Archive for June 14th, 2008

Why is Ambiguity TV’s New Norm?

What are we as viewers supposed to do when we don’t like the people we see on screen? Or worse: what happens when we do?

As happens at the end of any significant TV series, there was a great deal of discussion before and after the finale of Seinfeld. While most articles written at the time tended to concentrate on the show’s trademark ‘nothing’, other critics pointed to our strange affection for these lying, sycophantic, machiavellian characters. The defense put forth was often rather Aristotelian: that, unlike drama, comedy shows you how not to be and that, as a viewer, you aren’t asked to identify with the characters as a whole as much as you are supposed to relate to their foibles while laughing at their faults.

This relationship between viewer and object works because it is easy to put oneself in one of two positions: “oh yeah, something kinda’ like that happened to me once”; or “oh my god, I can’t believe they’re doing that! How funny!”. Drama, on the other hand, works somewhat differently, in that you are often asked to relate to the characters, particularly the protagonist.
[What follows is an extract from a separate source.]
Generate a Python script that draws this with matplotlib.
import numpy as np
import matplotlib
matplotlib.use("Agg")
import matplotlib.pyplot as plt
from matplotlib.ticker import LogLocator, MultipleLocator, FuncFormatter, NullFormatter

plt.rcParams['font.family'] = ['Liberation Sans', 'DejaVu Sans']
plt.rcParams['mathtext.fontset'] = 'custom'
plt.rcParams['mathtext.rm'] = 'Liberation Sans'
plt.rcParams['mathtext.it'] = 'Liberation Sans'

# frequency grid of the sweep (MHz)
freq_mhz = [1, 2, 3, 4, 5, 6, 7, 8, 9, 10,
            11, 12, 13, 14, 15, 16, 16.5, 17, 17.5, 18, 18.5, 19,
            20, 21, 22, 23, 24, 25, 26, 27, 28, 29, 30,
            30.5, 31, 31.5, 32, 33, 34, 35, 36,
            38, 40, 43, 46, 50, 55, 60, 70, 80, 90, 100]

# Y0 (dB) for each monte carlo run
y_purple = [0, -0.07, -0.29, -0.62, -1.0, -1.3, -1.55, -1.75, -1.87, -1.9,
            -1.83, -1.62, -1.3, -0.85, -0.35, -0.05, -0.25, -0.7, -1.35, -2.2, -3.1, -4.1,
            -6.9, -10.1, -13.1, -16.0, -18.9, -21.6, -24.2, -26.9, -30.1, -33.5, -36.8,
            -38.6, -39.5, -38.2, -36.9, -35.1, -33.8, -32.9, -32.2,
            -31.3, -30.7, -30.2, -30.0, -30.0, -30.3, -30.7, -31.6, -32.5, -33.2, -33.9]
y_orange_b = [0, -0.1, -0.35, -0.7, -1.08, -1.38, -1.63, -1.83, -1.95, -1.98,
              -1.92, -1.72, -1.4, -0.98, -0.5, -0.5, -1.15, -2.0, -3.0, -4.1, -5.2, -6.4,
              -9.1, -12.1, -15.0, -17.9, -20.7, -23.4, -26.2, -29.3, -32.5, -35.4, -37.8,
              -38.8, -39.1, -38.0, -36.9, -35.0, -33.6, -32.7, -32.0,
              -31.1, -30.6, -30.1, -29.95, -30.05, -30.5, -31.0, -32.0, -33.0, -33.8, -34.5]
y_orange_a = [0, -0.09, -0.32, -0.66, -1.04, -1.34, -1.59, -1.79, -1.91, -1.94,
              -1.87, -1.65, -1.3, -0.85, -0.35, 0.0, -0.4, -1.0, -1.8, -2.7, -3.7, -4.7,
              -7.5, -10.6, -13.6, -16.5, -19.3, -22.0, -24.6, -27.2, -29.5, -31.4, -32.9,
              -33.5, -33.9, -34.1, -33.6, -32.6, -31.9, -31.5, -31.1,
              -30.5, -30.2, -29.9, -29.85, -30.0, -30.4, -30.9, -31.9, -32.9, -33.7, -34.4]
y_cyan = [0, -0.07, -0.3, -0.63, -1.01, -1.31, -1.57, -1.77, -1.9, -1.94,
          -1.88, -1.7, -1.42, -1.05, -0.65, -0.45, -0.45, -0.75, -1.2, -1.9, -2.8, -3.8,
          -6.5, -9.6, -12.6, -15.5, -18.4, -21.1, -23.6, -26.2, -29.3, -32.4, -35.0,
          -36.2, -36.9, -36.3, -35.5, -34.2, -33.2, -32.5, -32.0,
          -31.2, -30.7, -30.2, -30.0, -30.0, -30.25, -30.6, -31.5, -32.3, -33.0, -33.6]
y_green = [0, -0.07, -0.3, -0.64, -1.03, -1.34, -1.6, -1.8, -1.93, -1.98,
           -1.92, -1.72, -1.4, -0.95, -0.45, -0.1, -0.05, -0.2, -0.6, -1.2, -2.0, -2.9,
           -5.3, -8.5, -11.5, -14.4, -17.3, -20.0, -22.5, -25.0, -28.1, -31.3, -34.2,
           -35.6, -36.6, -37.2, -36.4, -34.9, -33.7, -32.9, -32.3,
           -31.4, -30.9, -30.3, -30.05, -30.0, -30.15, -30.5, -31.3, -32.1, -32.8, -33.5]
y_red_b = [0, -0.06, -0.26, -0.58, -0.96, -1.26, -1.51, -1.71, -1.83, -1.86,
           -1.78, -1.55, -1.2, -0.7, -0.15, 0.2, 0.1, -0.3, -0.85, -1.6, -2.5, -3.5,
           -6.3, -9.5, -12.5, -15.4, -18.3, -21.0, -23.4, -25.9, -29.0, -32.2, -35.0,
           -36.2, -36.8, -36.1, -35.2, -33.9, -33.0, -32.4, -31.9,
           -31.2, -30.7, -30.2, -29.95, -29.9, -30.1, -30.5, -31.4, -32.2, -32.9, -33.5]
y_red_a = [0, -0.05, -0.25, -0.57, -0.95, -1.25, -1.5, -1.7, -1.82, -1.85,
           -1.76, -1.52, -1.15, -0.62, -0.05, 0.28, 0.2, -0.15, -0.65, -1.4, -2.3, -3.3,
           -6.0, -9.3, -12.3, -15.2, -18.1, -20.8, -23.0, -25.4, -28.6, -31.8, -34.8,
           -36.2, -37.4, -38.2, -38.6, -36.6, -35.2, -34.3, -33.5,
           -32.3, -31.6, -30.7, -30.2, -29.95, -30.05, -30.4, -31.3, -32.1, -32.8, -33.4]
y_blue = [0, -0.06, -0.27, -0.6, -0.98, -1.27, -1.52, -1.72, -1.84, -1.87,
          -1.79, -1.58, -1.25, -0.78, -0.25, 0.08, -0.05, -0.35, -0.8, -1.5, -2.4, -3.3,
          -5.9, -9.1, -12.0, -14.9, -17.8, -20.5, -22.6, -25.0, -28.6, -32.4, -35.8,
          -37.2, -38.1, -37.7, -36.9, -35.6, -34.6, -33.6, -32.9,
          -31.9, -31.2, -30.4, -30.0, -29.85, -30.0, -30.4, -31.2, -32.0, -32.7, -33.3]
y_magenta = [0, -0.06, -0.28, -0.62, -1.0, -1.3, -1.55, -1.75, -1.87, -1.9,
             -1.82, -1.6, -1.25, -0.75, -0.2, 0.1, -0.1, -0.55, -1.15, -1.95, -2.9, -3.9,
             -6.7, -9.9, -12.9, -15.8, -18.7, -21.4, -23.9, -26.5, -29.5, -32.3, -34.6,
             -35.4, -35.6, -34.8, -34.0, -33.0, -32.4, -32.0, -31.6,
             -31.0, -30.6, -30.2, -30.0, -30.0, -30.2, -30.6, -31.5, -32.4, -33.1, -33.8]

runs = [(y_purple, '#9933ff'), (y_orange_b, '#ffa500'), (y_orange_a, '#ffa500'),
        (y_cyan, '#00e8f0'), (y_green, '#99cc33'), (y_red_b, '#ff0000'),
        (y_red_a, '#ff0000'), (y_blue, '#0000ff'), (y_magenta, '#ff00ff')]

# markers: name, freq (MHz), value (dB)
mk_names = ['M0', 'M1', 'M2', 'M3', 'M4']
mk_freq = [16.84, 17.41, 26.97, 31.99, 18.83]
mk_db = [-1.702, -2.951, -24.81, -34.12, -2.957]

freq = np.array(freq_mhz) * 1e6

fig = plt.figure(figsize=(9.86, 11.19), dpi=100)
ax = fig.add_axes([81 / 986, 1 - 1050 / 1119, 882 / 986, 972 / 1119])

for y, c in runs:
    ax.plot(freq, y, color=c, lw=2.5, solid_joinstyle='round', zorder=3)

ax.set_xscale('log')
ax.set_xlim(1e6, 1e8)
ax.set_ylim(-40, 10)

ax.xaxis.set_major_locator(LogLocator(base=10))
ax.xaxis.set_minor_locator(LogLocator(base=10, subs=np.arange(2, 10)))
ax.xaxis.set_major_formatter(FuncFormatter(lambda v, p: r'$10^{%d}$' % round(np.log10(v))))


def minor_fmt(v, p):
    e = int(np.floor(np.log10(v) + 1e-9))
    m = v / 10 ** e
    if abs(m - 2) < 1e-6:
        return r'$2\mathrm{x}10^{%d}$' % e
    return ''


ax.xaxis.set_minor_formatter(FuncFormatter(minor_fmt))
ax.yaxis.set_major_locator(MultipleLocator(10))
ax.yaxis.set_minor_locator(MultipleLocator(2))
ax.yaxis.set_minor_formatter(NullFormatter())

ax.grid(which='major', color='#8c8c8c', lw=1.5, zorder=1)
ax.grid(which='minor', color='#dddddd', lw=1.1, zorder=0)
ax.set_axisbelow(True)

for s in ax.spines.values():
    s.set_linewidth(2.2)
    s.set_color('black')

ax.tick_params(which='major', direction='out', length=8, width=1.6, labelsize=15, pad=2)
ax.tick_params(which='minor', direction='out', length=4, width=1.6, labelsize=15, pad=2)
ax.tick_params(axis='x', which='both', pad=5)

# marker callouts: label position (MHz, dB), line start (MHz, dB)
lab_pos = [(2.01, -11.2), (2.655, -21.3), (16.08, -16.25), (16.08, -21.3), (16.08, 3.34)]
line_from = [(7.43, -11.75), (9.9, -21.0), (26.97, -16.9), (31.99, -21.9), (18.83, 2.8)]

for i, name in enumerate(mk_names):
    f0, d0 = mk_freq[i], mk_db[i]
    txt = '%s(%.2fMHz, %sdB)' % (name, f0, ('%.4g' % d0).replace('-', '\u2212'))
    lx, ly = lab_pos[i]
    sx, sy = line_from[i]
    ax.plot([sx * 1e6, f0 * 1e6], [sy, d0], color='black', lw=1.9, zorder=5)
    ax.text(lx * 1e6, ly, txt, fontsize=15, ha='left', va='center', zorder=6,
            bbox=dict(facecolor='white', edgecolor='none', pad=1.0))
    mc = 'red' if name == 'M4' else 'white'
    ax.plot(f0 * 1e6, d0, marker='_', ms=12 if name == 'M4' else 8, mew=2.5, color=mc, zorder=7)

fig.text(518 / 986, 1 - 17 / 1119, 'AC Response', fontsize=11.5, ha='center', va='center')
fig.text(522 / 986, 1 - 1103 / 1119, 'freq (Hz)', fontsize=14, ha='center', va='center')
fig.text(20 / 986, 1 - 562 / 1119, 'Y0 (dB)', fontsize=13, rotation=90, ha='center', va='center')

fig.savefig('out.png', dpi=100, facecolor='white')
When Hamlet spends weeks procrastinating, the long, introspective speeches and sympathetic portrayal ask you to emphathise with his difficulty. Similarly, the protagonist of Iron Man is unambiguously the guy we are supposed to be rooting for and there is a clear demarcation between good and bad.

It is this latter model of the good guy or gal that dominated TV drama for decades. While Archie Bunker was making viewers squirm, the closest dramatic television would come to ambiguity was when cop/vigilante justice was meted out in a violent fashion. But the cathartic release of watching a criminal ‘get his/her due’ and the lack of shades of grey go hand-in-hand: if dramatic film works by asking you to relate to some of the characters on screen, then one can hardly have evil people up there on the screen; it’d be like being asked to sympathise with the devil. Even when characters seem to be immoral – think Dennis Franz’s character from NYPD Blue – they are usually softened by having a heart of gold or some other form of ‘moral escape route’.

Then what is one to make of the fact that ambiguous, ambivalent characters have come to dominate the TV landscape today? Obviously, the current rush started with The Sopranos and has perhaps best been exemplified by critically adored The Wire. But from more ‘edgy’ shows like Weeds and Dexter to clearly mainstream fare like Grey’s Anatomy, House and Lost, the moral clarity that once so thoroughly permeated television has started to evaporate, and has instead been replaced by an army of characters who one isn’t sure whether to adore, revile or simply watch, uncomfortably feeling a mixture of the two. When WeedsNancy Botwin sleeps with a rival dealer to placate him, then cries on the drive home, what are we supposed to be feeling? Pity? Revulsion? Disdain? Empathy? Respect? You either come down hard on either side or remain awkwardly in the middle and something, whether it is nuance or yourself, gets lost in the process.

If one were to ask “Why?”, the most obvious response to this development is also the most boring i.e. that these are the aesthetic manifestations of pluralism, cultural relativism and the postmodern breakdown of master narratives. And I can’t help but yawn when I type a sentence like “devoid of moral certainty, TV has come to reflect the ambiguity of modern times”. But beyond being a now-clichéd way to ‘explain’ art, there’s something to the statement that, if not false, still sounds somehow incomplete.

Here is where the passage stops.